The consequences of their failure “have grave and sometimes fatal implications for the lives of real patients,” Fishbein said at a hearing before a panel of scientists at the independent Institute of Medicine. The Institute was asked by NIH to review the Uganda study.

NIH’s No. 2 infectious disease official, Dr. H. Clifford Lane, said there were record keeping problems with the study and that it failed to meet some required U.S. standards. But, he said, using single doses of the drug is safe and is saving lives in Africa.

“While some of the technical aspects of reporting could have been better, the overall conclusions remain valid that single doses of nevirapine given to the mother during labor and given to the child shortly after birth were safe and could reduce the spread of HIV disease from mother to baby,” Lane said.

Fishbein did not draw any conclusions about whether nevirapine is a safe or effective drug. Instead, he discussed a number of problems with the practices of the researchers involved in the study. He cited shoddy data collection, record-keeping and quality control issues.

Because of those concerns, he said, the results of the study could not be trusted. “We can ill afford to entrust the lives of people to invalid data,” Fishbein said.
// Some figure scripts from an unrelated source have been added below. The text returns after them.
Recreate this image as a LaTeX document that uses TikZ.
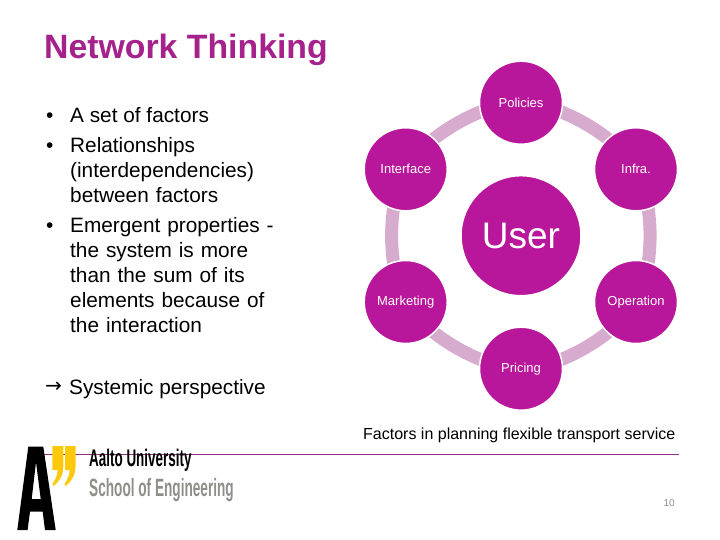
\documentclass[tikz,border=0pt]{standalone}
\usepackage{fontspec}
\setmainfont{Liberation Sans}
\newfontfamily\arrowfont{DejaVu Sans}
\usetikzlibrary{backgrounds}
\definecolor{mag}{HTML}{B9179B}
\definecolor{arcc}{HTML}{D6ABCD}
\definecolor{ttl}{HTML}{A5218B}
\definecolor{rulec}{HTML}{8E2F80}
\definecolor{gy}{HTML}{8F8F8A}
\definecolor{yel}{HTML}{FFC90B}
\tikzset{
  factor/.style={circle,fill=mag,draw=white,line width=1.5pt,minimum size=83pt,inner sep=0pt,text=white,font=\fontsize{13}{15}\selectfont},
  link/.style={draw=arcc,line width=13pt,looseness=.725},
  body/.style={anchor=north west,inner sep=0pt,align=left,text width=225pt,font=\fontsize{20.8}{25}\selectfont},
  bull/.style={anchor=base west,inner sep=0pt,font=\fontsize{20.8}{25}\selectfont},
}
\begin{document}
\begin{tikzpicture}[x=1pt,y=-1pt]
\useasboundingbox (0,0) rectangle (720,540);
% title
\node[anchor=west,inner sep=0pt,text=ttl,font=\bfseries\fontsize{33.8}{36}\selectfont] (title) at (44,50) {Network Thinking};
% bullets
\node[bull] (b1) at (46,122.8) {•};
\node[bull] (t1) at (70,122.8) {A set of factors};
\node[bull] (b2) at (46,152.8) {•};
\node[body,anchor=base west] (t2) at (70,152.8) {Relationships\\(interdependencies)\\between factors};
\node[bull] (b3) at (46,232.8) {•};
\node[body,anchor=base west] (t3) at (70,232.8) {Emergent properties -\\the system is more\\than the sum of its\\elements because of\\the interaction};
\node[bull,font=\arrowfont\fontsize{20}{25}\selectfont] (a4) at (45,392) {→};
\node[bull] (t4) at (69,394) {Systemic perspective};
% network
\node[factor,minimum size=120pt,font=\fontsize{37}{40}\selectfont] (user) at (521,235.7) {User};
\node[factor] (pol) at (521,102.7) {Policies};
\node[factor] (inf) at (636,169.3) {Infra.};
\node[factor] (ope) at (636,302) {Operation};
\node[factor] (pri) at (521,368.7) {Pricing};
\node[factor] (mar) at (405.7,302) {Marketing};
\node[factor] (int) at (405.7,169.3) {Interface};
\begin{scope}[on background layer]
\draw[link] (pol.center) to[bend left=30] (inf.center);
\draw[link] (inf.center) to[bend left=30] (ope.center);
\draw[link] (ope.center) to[bend left=30] (pri.center);
\draw[link] (pri.center) to[bend left=30] (mar.center);
\draw[link] (mar.center) to[bend left=30] (int.center);
\draw[link] (int.center) to[bend left=30] (pol.center);
\end{scope}
% caption
\node[anchor=west,inner sep=0pt,font=\fontsize{16}{18}\selectfont] (cap) at (363,435) {Factors in planning flexible transport service};
\coordinate (rl) at (30,454.3);
\coordinate (rr) at (679,454.3);
\draw[rulec,line width=1pt] (rl) -- (rr);
\node[anchor=east,inner sep=0pt,text=gy,font=\fontsize{10}{12}\selectfont] (pg) at (675,503) {10};
% logo
\fill[black,even odd rule] (17.3,530) -- (28.3,446.7) -- (43.3,446.7) -- (55.7,530) -- (45,530) -- (42.7,511.7) -- (30,511.7) -- (27.6,530) -- cycle
  (31.7,499) -- (40.7,499) -- (36,462) -- cycle;
\fill[yel] (52.3,446) -- (63.3,446) -- (63.3,466) .. controls (63.3,475) and (60,481) .. (53.5,486) -- (52.5,484) .. controls (55,480) and (57.5,476) .. (57.7,470) -- (52.3,470) -- cycle;
\fill[yel] (65,446) -- (75.5,446) -- (75.5,466) .. controls (75.5,475) and (72,481) .. (65.5,486) -- (64.5,484) .. controls (67,480) and (69.5,476) .. (69.7,470) -- (65,470) -- cycle;
\node[anchor=west,inner sep=0pt,font=\bfseries\fontsize{24}{26}\selectfont] (aalto) at (89,460) {\scalebox{.56}[1]{Aalto University}};
\node[anchor=west,inner sep=0pt,text=gy,font=\bfseries\fontsize{25}{26}\selectfont] (soe) at (89,490.5) {\scalebox{.545}[1]{School of Engineering}};
\end{tikzpicture}
\end{document}
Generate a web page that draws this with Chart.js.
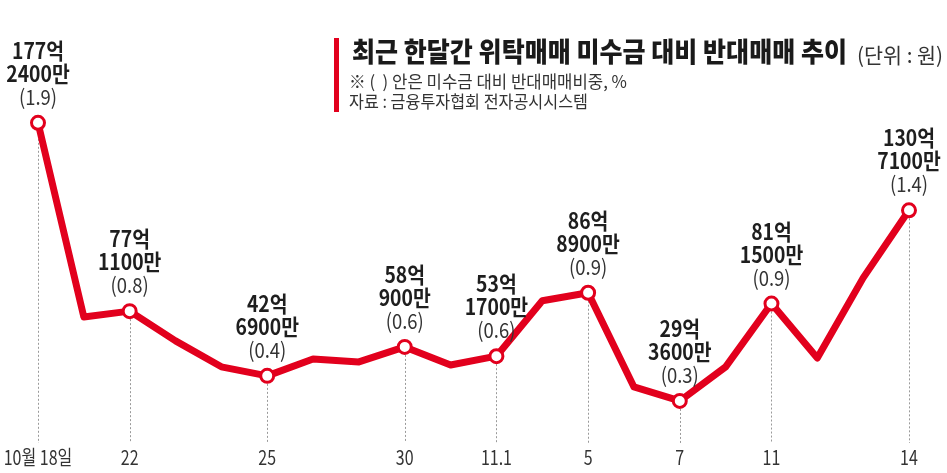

Nevirapine is an antiretroviral drug used since the 1990s to treat adult AIDS patients and is known to have potentially lethal side effects like liver damage when taken in multiple doses over time.

New concerns have surfaced more recently that nevirapine also may cause long-term resistance in patients to further AIDS treatments. It is marketed in the United States as Viramune.

The hearing marked Fishbein’s first public testimony since a series of articles by The Associated Press detailing problems with the project.

Fishbein, who is fighting a decision by NIH to fire him, is one of several employees at the government’s premier health research agency to question the Uganda study. It involved giving nevirapine to pregnant women and their babies to prevent HIV transmission.

Fishbein, an expert hired by NIH to improve agency research practices, said top officials at NIH became “so heavily invested in the (Uganda) trial’s outcome” that they could not be objective. “The old adage ’garbage in, garbage out’ is apt,” he testified.

Fishbein told NIH’s AIDS research chief in 2003 that the Uganda study should not be resumed. The agency had stopped the research for 15 months after auditors, medical experts and others disclosed problems with the project.

The concerns were dismissed, and the clinics reopened.

Documents show NIH knew of problems with the study in early 2002, but did not tell the White House before President Bush launched a $500 million plan that summer to use nevirapine throughout Africa.

Fishbein says he’s being fired as retaliation for speaking out, but the agency says he’s being terminated because of poor performance during his probation period.